Kenpo Kai

Kenpo Kai is a traditional form of Japanese karate. The name essentially translates to “way of the gathered fists”. Though it takes its inspiration from the martial arts of the Shaolin, Kenpo Kai was developed within the Ishizaka family in Japan. A Shaolin monk, in order to avoid the constant burglaries his family was suffering, taught the “Shaolin Kung Fu” to his family members. This art was handed down inside the Chian family and named “Chian Quan” (boxing of the Chian family).

During the Tokugawa period, the Chian family took in a Japanese traveler named Tawada Ishizaka, who was an expert in Kashima Shinto Ryu (the art gathering the Samurai’s fighting arts).

Ishizaka remained with the Chian family for 20 years, and while a member of their household he learned the art of Shaolin Fist, which he took with him to his homeland. Upon returning to Japan, he codified his knowledge, creating the art that would be handed down in the Ishizaka family, the “Ishizaka Ha Kenpo” (boxing of the Ishizaka family).

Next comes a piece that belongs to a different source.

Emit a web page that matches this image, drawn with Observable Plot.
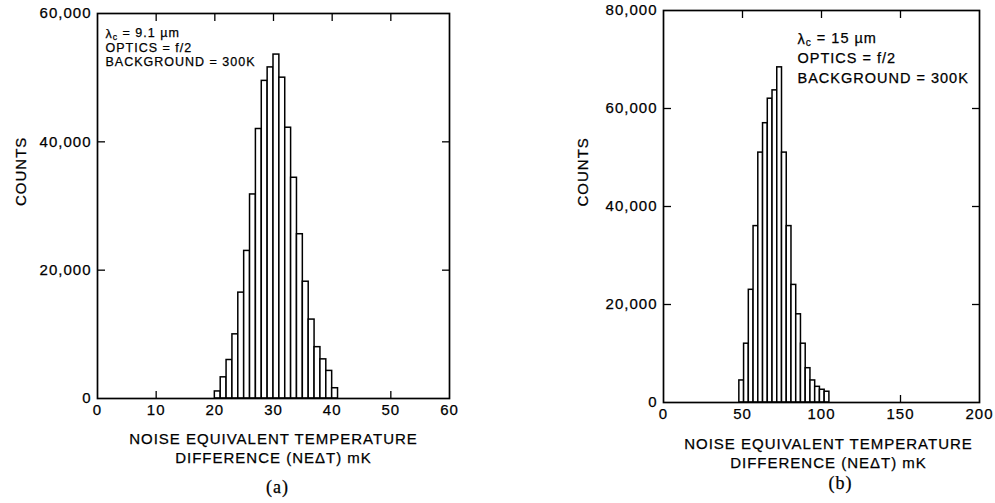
<!DOCTYPE html>
<html><head><meta charset="utf-8">
<script src="https://cdn.jsdelivr.net/npm/d3@7"></script>
<script src="https://cdn.jsdelivr.net/npm/@observablehq/plot@0.6"></script>
<style>
body{margin:0;background:#fff;width:995px;height:503px;position:relative;overflow:hidden}
#a{position:absolute;left:0;top:0}
#b{position:absolute;left:497px;top:0}
svg text{stroke:black;stroke-width:0.25px}
</style></head><body><div id="a"></div><div id="b"></div>
<script>
// ---- data (a): lambda_c = 9.1 um ----
const leftBinStarts = [20,21,22,23,24,25,26,27,28,29,30,31,32,33,34,35,36,37,38,39,40];
const leftBinWidth = 1;
const leftCounts = [1100,3300,6000,10000,16500,23000,31800,42000,49500,51600,53600,50000,42200,34400,25600,18200,12300,8000,6100,4300,1600];
const leftXTicks = [0,10,20,30,40,50,60];
const leftYTicks = [0,20000,40000,60000];
const leftInnerX = [10,20,30,40,50];
const leftInnerY = [20000,40000];
const leftAnnot = ["λc = 9.1 µm","OPTICS = f/2","BACKGROUND = 300K"];

// ---- data (b): lambda_c = 15 um ----
const rightBinStarts = [48,51,54,57,60,63,66,69,72,75,78,81,84,87,90,93,96,99,102];
const rightBinWidth = 3;
const rightCounts = [4500,12000,23000,36000,51000,57000,62000,63700,68400,51000,36000,24000,18000,12000,7000,4500,3200,2600,2200];
const rightXTicks = [0,50,100,150,200];
const rightYTicks = [0,20000,40000,60000,80000];
const rightInnerX = [50,100,150];
const rightInnerY = [20000,40000,60000];
const rightAnnot = ["λc = 15 µm","OPTICS = f/2","BACKGROUND = 300K"];

const xTitle = ["NOISE EQUIVALENT TEMPERATURE","DIFFERENCE (NE\u0394T) mK"];
const yTitle = "COUNTS";
const fmt = d3.format(",");

function chart(o) {
  const bars = o.bins.map((b, i) => ({x1: b, x2: b + o.binW, y: o.counts[i]}));
  const blank = () => "";
  const svg = Plot.plot({
    width: o.width, height: 503,
    marginLeft: o.mL, marginRight: o.mR, marginTop: o.mT, marginBottom: o.mB,
    style: {fontFamily: "'Liberation Sans', Arial, sans-serif", fontSize: "15px", color: "black", background: "white", letterSpacing: "1px", overflow: "visible"},
    x: {domain: o.xDomain, label: null},
    y: {domain: o.yDomain, label: null},
    marks: [
      Plot.axisY(o.innerY, {anchor: "left", tickSize: -8, tickFormat: blank, label: null, strokeWidth: 1.3}),
      Plot.axisY(o.innerY, {anchor: "right", tickSize: -8, tickFormat: blank, label: null, strokeWidth: 1.3}),
      Plot.axisX(o.innerX, {anchor: "top", tickSize: -7, tickFormat: blank, label: null, strokeWidth: 1.3}),
      Plot.axisX(o.innerX, {anchor: "bottom", tickSize: -7, tickFormat: blank, label: null, strokeWidth: 1.3}),
      Plot.rectY(bars, {x1: "x1", x2: "x2", y: "y", fill: "white", stroke: "black", strokeWidth: 1.5}),
      Plot.frame({stroke: "black", strokeWidth: 1.7}),
      Plot.axisY(o.yTicks, {anchor: "left", tickSize: 0, tickPadding: 6, tickFormat: fmt, label: null, fontSize: 15}),
      Plot.axisX(o.xTicks, {anchor: "bottom", tickSize: 0, tickPadding: 6, label: null, fontSize: 15}),
      Plot.text([yTitle], {frameAnchor: "left", rotate: -90, dx: o.countsDx, fontSize: 15, fill: "black"}),
      Plot.text([xTitle.join("\n")], {frameAnchor: "bottom", dx: o.titleDx, dy: o.titleDy, lineAnchor: "top", lineHeight: 1.27, fontSize: 15, letterSpacing: "1.2px", fill: "black"}),
      Plot.text([o.annot.join("\n")], {frameAnchor: "top-left", textAnchor: "start", lineAnchor: "top", dx: o.aDx, dy: o.aDy, fontSize: o.aSize, lineHeight: o.aLine, letterSpacing: o.aLS, fill: "black"}),
      Plot.text([o.tag], {frameAnchor: "bottom", dx: o.tagDx, dy: o.tagDy, lineAnchor: "middle", fontSize: 18, fontFamily: "'Liberation Serif', serif", letterSpacing: "0px", fill: "black"})
    ]
  });
  // subscript "c" on lambda
  d3.select(svg).selectAll("tspan, text").each(function() {
    const el = d3.select(this);
    if (this.childElementCount === 0 && this.textContent.startsWith("λc")) {
      const rest = this.textContent.slice(2);
      el.text("λ");
      el.append("tspan").attr("dy", "0.2em").attr("font-size", "0.7em").text("c");
      el.append("tspan").attr("dy", "-0.2em").text(rest);
    }
  });
  return svg;
}

document.getElementById("a").append(chart({
  bins: leftBinStarts, counts: leftCounts, binW: leftBinWidth,
  width: 480, mL: 97, mR: 31, mT: 13, mB: 105,
  xDomain: [0, 60], yDomain: [0, 60000],
  xTicks: leftXTicks, yTicks: leftYTicks, innerX: leftInnerX, innerY: leftInnerY,
  countsDx: -76, titleDx: 0, titleDy: 32, tag: "(a)", tagDx: 4, tagDy: 89,
  annot: leftAnnot, aDx: 8, aDy: 14, aSize: 12.5, aLine: 1.16, aLS: "1.2px"
}));

document.getElementById("b").append(chart({
  bins: rightBinStarts, counts: rightCounts, binW: rightBinWidth,
  width: 498, mL: 166, mR: 16, mT: 10, mB: 101,
  xDomain: [0, 200], yDomain: [0, 80000],
  xTicks: rightXTicks, yTicks: rightYTicks, innerX: rightInnerX, innerY: rightInnerY,
  countsDx: -80, titleDx: 7, titleDy: 33, tag: "(b)", tagDx: 19, tagDy: 81,
  annot: rightAnnot, aDx: 134, aDy: 19, aSize: 14.5, aLine: 1.38, aLS: "1.1px"
}));
</script>
</body></html>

In 1967, Kazuo Ishizaka and Sotoki Ishizaka, members of the Ishizaka family, traveled to Shanghai in order to recover old forms and techniques lost with time.

They contacted Hou Rou Chian, who has inherited his family art. After two years of training with Hou Rou Chian, Kazuo and Sotoki returned to Japan.

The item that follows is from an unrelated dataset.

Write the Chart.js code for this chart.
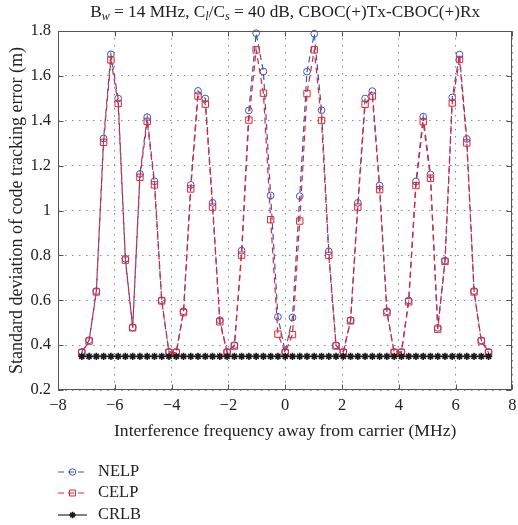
<!DOCTYPE html>
<html>
<head>
<meta charset="utf-8">
<script src="https://cdn.jsdelivr.net/npm/chart.js@4.4.0/dist/chart.umd.min.js"></script>
<style>
html,body{margin:0;padding:0;background:#fff}
</style>
</head>
<body>
<canvas id="chart" width="518" height="525"></canvas>
<script>

/* DATA */

const freqMHz=[-7.161,-6.905,-6.650,-6.394,-6.138,-5.882,-5.627,-5.371,-5.115,-4.859,-4.604,-4.348,-4.092,-3.836,-3.581,-3.325,-3.069,-2.813,-2.558,-2.302,-2.046,-1.790,-1.535,-1.279,-1.023,-0.767,-0.512,-0.256,0,
0.256,0.512,0.767,1.023,1.279,1.535,1.790,2.046,2.302,2.558,2.813,3.069,3.325,3.581,3.836,4.092,4.348,4.604,4.859,5.115,5.371,5.627,5.882,6.138,6.394,6.650,6.905,7.161]

const nelp=[0.370,0.422,0.641,1.321,1.696,1.499,0.785,0.479,1.163,1.416,1.130,0.600,0.370,0.370,0.551,1.114,1.533,1.499,1.034,0.511,0.370,0.400,0.821,1.446,1.790,1.619,1.067,0.526,0.370,
0.523,1.064,1.619,1.788,1.447,0.818,0.399,0.370,0.511,1.034,1.499,1.532,1.111,0.551,0.370,0.370,0.599,1.129,1.418,1.161,0.477,0.776,1.504,1.695,1.319,0.641,0.421,0.370]

const celp=[0.366,0.418,0.637,1.304,1.671,1.477,0.779,0.477,1.148,1.397,1.114,0.597,0.367,0.367,0.545,1.096,1.510,1.474,1.015,0.504,0.367,0.396,0.801,1.403,1.716,1.523,0.959,0.449,0.366,
0.447,0.953,1.521,1.716,1.401,0.800,0.396,0.367,0.508,1.015,1.473,1.510,1.093,0.545,0.367,0.367,0.593,1.111,1.396,1.144,0.471,0.773,1.479,1.673,1.301,0.637,0.418,0.366]

const crlb=[0.35,0.35,0.35,0.35,0.35,0.35,0.35,0.35,0.35,0.35,0.35,0.35,0.35,0.35,0.35,0.35,0.35,0.35,0.35,0.35,0.35,0.35,0.35,0.35,0.35,0.35,0.35,0.35,0.35,
0.35,0.35,0.35,0.35,0.35,0.35,0.35,0.35,0.35,0.35,0.35,0.35,0.35,0.35,0.35,0.35,0.35,0.35,0.35,0.35,0.35,0.35,0.35,0.35,0.35,0.35,0.35,0.35]

const xTicks=[-8,-6,-4,-2,0,2,4,6,8]
const yTicks=[0.2,0.4,0.6,0.8,1,1.2,1.4,1.6,1.8]
const yLabels=["0.2","0.4","0.6","0.8","1","1.2","1.4","1.6","1.8"]

const seriesNames=["NELP","CELP","CRLB"]

const FONT="'Liberation Serif','DejaVu Serif',serif"
const TXT="#222"

function pts(vals){
return freqMHz.map((f,i)=>({x:f,y:vals[i]}))
}


/* TITLE with subscripts */

const titlePlugin={
id:"titleSub",
afterDraw(chart){
const ctx=chart.ctx
const a=chart.chartArea
const parts=[
{t:"B"},{t:"w",sub:true},{t:" = 14 MHz, C"},{t:"l",sub:true},{t:"/C"},{t:"s",sub:true},
{t:" = 40 dB, CBOC(+)Tx-CBOC(+)Rx"}
]
ctx.save()
ctx.fillStyle=TXT
ctx.textBaseline="alphabetic"
let w=0
parts.forEach(p=>{
ctx.font=p.sub?"italic 12px "+FONT:"17.3px "+FONT
p.w=ctx.measureText(p.t).width
w+=p.w
})
let x=(a.left+a.right)/2-w/2
const base=17
parts.forEach(p=>{
ctx.font=p.sub?"italic 12px "+FONT:"17.3px "+FONT
ctx.fillText(p.t,x,p.sub?base+3:base)
x+=p.w
})
ctx.restore()
}
}


/* FRAME + inward ticks */

const framePlugin={
id:"frame",
afterDatasetsDraw(chart){
const ctx=chart.ctx
const a=chart.chartArea
const sx=chart.scales.x
const sy=chart.scales.y
ctx.save()
ctx.strokeStyle="#555"
ctx.lineWidth=1
const l=Math.round(a.left)+0.5, r=Math.round(a.right)-0.5
const t=Math.round(a.top)+0.5, b=Math.round(a.bottom)-0.5
ctx.strokeRect(l,t,r-l,b-t)
ctx.beginPath()
xTicks.forEach(v=>{
const px=Math.round(sx.getPixelForValue(v))+0.5
ctx.moveTo(px,b);ctx.lineTo(px,b-5)
ctx.moveTo(px,t);ctx.lineTo(px,t+5)
})
yTicks.forEach(v=>{
const py=Math.round(sy.getPixelForValue(v))+0.5
ctx.moveTo(l,py);ctx.lineTo(l+5,py)
ctx.moveTo(r,py);ctx.lineTo(r-5,py)
})
ctx.stroke()
ctx.restore()
}
}


/* LEGEND (vertical, bottom left) */

function marker(ctx,style,x,y,r){
ctx.beginPath()
if(style==="circle"){
ctx.arc(x,y,r,0,Math.PI*2)
}else if(style==="rect"){
const s=r*Math.SQRT1_2
ctx.rect(x-s,y-s,2*s,2*s)
}else{
for(let k=0;k<4;k++){
const ang=k*Math.PI/4
ctx.moveTo(x-Math.cos(ang)*r,y-Math.sin(ang)*r)
ctx.lineTo(x+Math.cos(ang)*r,y+Math.sin(ang)*r)
}
}
ctx.stroke()
}

const legendPlugin={
id:"legendList",
afterDraw(chart){
const ctx=chart.ctx
const rows=[472,493,515]
ctx.save()
chart.data.datasets.forEach((ds,i)=>{
const y=rows[i]
ctx.strokeStyle=ds.borderColor
ctx.lineWidth=1.1
ctx.setLineDash(ds.borderDash||[])
ctx.beginPath()
ctx.moveTo(58,y);ctx.lineTo(87,y)
ctx.stroke()
ctx.setLineDash([])
ctx.lineWidth=ds.pointBorderWidth
marker(ctx,ds.pointStyle,72.5,y,ds.pointStyle==="rect"?4.2:3.2)
ctx.fillStyle=TXT
ctx.font="16.5px "+FONT
ctx.textBaseline="middle"
ctx.fillText(ds.label,98,y)
})
ctx.restore()
}
}


/* CHART */

const ctx=document.getElementById("chart").getContext("2d")

new Chart(ctx,{
type:"line",
data:{
datasets:[
{
label:seriesNames[0],
data:pts(nelp),
borderColor:"#3c55c0",
backgroundColor:"rgba(0,0,0,0)",
borderWidth:1.2,
borderDash:[6,4],
pointStyle:"circle",
pointRadius:3.4,
pointBorderWidth:1,
pointBackgroundColor:"rgba(0,0,0,0)",
tension:0,
clip:false,
order:2
},
{
label:seriesNames[1],
data:pts(celp),
borderColor:"#e8242c",
backgroundColor:"rgba(0,0,0,0)",
borderWidth:1.2,
borderDash:[6,4],
borderDashOffset:5,
pointStyle:"rect",
pointRadius:4.5,
pointBorderWidth:1,
pointBackgroundColor:"rgba(0,0,0,0)",
tension:0,
clip:false,
order:1
},
{
label:seriesNames[2],
data:pts(crlb),
borderColor:"#1a1a1a",
backgroundColor:"#1a1a1a",
borderWidth:1.3,
pointStyle:"star",
pointRadius:3.6,
pointBorderWidth:1.6,
tension:0,
clip:false,
order:0
}
]
},
options:{
responsive:false,
animation:false,
devicePixelRatio:1,
layout:{padding:{top:31,right:3,bottom:83,left:0}},
plugins:{legend:{display:false},tooltip:{enabled:false}},
scales:{
x:{
type:"linear",
min:-8,max:8,
afterBuildTicks:s=>{s.ticks=xTicks.map(v=>({value:v}))},
afterFit:s=>{s.height=52;s.paddingLeft=0;s.paddingRight=0},
grid:{color:"#8a8a8a",lineWidth:1,drawTicks:false},
border:{display:false,dash:[1.5,5.5]},
ticks:{padding:6,color:TXT,font:{family:FONT,size:16.5},maxRotation:0,
callback:v=>String(v).replace("-","\u2212")},
title:{display:true,text:"Interference frequency away from carrier (MHz)",color:TXT,
font:{family:FONT,size:17.6},padding:{top:0,bottom:0}}
},
y:{
min:0.2,max:1.8,
afterBuildTicks:s=>{s.ticks=yTicks.map(v=>({value:v}))},
afterFit:s=>{s.width=58;s.paddingTop=0;s.paddingBottom=0},
grid:{color:"#8a8a8a",lineWidth:1,drawTicks:false},
border:{display:false,dash:[1.5,5.5]},
ticks:{padding:7,color:TXT,font:{family:FONT,size:16.5},
callback:(v,i)=>yLabels[i]},
title:{display:true,text:"Standard deviation of code tracking error (m)",color:TXT,
font:{family:FONT,size:18},padding:{top:6,bottom:0}}
}
}
},
plugins:[titlePlugin,framePlugin,legendPlugin]
})

</script>
</body>
</html>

They recovered the lost forms and techniques, but felt it was not fair to go on calling their art Ishizaka Ha Kenpo and therefore, they decide to name it “Kenpo Kai”.

In 1970, Kazuo Ishizaka and Chiaki Ohashi made an in-depth study of the Chinese and Japanese martial arts, joining the inheritance of both cultures together and taking the teachings of the Bushido code. In August 2004, the first official Kenpo Kai World Championship was organized in the Japanese city of Hamamatsu.